begin

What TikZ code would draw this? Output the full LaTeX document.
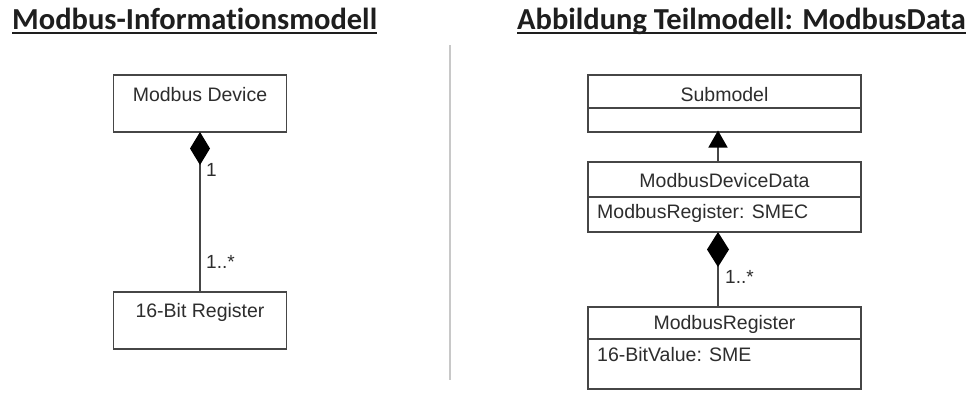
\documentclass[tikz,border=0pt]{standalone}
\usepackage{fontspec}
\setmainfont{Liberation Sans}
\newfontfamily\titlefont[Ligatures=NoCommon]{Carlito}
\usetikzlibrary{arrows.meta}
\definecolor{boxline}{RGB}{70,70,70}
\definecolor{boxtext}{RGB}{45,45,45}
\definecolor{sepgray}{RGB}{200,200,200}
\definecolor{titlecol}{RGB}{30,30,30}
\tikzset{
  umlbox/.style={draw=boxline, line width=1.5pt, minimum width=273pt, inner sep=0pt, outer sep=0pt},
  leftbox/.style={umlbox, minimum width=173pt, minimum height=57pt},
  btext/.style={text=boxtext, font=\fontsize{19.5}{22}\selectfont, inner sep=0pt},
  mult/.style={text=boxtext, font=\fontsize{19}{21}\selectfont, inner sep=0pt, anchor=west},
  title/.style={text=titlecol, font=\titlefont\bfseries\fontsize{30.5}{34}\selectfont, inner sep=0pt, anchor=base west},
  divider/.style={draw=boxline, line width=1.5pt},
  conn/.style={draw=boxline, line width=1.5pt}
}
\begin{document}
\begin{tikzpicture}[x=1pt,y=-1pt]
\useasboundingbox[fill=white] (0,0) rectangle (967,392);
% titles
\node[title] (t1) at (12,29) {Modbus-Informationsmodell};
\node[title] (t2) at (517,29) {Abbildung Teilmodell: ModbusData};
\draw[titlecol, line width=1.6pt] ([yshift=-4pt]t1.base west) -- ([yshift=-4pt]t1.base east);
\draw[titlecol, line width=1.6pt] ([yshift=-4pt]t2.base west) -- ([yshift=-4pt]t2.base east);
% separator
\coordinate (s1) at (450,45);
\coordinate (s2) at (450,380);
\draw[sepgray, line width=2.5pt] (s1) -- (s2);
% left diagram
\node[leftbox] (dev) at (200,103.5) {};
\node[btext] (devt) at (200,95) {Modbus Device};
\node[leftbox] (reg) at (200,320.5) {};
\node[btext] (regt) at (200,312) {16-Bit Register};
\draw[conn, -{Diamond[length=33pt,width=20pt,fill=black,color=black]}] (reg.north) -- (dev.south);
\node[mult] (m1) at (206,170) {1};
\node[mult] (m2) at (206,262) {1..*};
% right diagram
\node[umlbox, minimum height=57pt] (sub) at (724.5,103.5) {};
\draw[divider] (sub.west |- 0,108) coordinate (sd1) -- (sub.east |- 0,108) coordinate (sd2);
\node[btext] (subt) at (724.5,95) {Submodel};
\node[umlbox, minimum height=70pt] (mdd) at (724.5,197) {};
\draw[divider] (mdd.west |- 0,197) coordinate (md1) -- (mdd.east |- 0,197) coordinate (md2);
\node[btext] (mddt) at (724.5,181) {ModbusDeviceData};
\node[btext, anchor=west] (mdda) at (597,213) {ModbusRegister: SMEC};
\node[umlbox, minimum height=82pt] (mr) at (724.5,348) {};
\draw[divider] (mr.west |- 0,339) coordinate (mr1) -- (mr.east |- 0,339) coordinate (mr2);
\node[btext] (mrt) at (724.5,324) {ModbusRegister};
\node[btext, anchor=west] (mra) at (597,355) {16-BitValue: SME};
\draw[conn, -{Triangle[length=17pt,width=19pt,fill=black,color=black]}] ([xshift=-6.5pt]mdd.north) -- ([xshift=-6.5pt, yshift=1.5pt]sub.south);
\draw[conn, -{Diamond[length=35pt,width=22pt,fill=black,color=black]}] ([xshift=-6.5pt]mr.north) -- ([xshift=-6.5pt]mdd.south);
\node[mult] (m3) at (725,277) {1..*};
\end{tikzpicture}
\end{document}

end

- Your goal:
Reproduce all of the data exactly, omitting each picture it holds.

- Solution to this task:
What TikZ code would draw this? Output the full LaTeX document.
\documentclass[tikz,border=0pt]{standalone}
\usepackage{fontspec}
\setmainfont{Liberation Sans}
\newfontfamily\titlefont[Ligatures=NoCommon]{Carlito}
\usetikzlibrary{arrows.meta}
\definecolor{boxline}{RGB}{70,70,70}
\definecolor{boxtext}{RGB}{45,45,45}
\definecolor{sepgray}{RGB}{200,200,200}
\definecolor{titlecol}{RGB}{30,30,30}
\tikzset{
  umlbox/.style={draw=boxline, line width=1.5pt, minimum width=273pt, inner sep=0pt, outer sep=0pt},
  leftbox/.style={umlbox, minimum width=173pt, minimum height=57pt},
  btext/.style={text=boxtext, font=\fontsize{19.5}{22}\selectfont, inner sep=0pt},
  mult/.style={text=boxtext, font=\fontsize{19}{21}\selectfont, inner sep=0pt, anchor=west},
  title/.style={text=titlecol, font=\titlefont\bfseries\fontsize{30.5}{34}\selectfont, inner sep=0pt, anchor=base west},
  divider/.style={draw=boxline, line width=1.5pt},
  conn/.style={draw=boxline, line width=1.5pt}
}
\begin{document}
\begin{tikzpicture}[x=1pt,y=-1pt]
\useasboundingbox[fill=white] (0,0) rectangle (967,392);
% titles
\node[title] (t1) at (12,29) {Modbus-Informationsmodell};
\node[title] (t2) at (517,29) {Abbildung Teilmodell: ModbusData};
\draw[titlecol, line width=1.6pt] ([yshift=-4pt]t1.base west) -- ([yshift=-4pt]t1.base east);
\draw[titlecol, line width=1.6pt] ([yshift=-4pt]t2.base west) -- ([yshift=-4pt]t2.base east);
% separator
\coordinate (s1) at (450,45);
\coordinate (s2) at (450,380);
\draw[sepgray, line width=2.5pt] (s1) -- (s2);
% left diagram
\node[leftbox] (dev) at (200,103.5) {};
\node[btext] (devt) at (200,95) {Modbus Device};
\node[leftbox] (reg) at (200,320.5) {};
\node[btext] (regt) at (200,312) {16-Bit Register};
\draw[conn, -{Diamond[length=33pt,width=20pt,fill=black,color=black]}] (reg.north) -- (dev.south);
\node[mult] (m1) at (206,170) {1};
\node[mult] (m2) at (206,262) {1..*};
% right diagram
\node[umlbox, minimum height=57pt] (sub) at (724.5,103.5) {};
\draw[divider] (sub.west |- 0,108) coordinate (sd1) -- (sub.east |- 0,108) coordinate (sd2);
\node[btext] (subt) at (724.5,95) {Submodel};
\node[umlbox, minimum height=70pt] (mdd) at (724.5,197) {};
\draw[divider] (mdd.west |- 0,197) coordinate (md1) -- (mdd.east |- 0,197) coordinate (md2);
\node[btext] (mddt) at (724.5,181) {ModbusDeviceData};
\node[btext, anchor=west] (mdda) at (597,213) {ModbusRegister: SMEC};
\node[umlbox, minimum height=82pt] (mr) at (724.5,348) {};
\draw[divider] (mr.west |- 0,339) coordinate (mr1) -- (mr.east |- 0,339) coordinate (mr2);
\node[btext] (mrt) at (724.5,324) {ModbusRegister};
\node[btext, anchor=west] (mra) at (597,355) {16-BitValue: SME};
\draw[conn, -{Triangle[length=17pt,width=19pt,fill=black,color=black]}] ([xshift=-6.5pt]mdd.north) -- ([xshift=-6.5pt, yshift=1.5pt]sub.south);
\draw[conn, -{Diamond[length=35pt,width=22pt,fill=black,color=black]}] ([xshift=-6.5pt]mr.north) -- ([xshift=-6.5pt]mdd.south);
\node[mult] (m3) at (725,277) {1..*};
\end{tikzpicture}
\end{document}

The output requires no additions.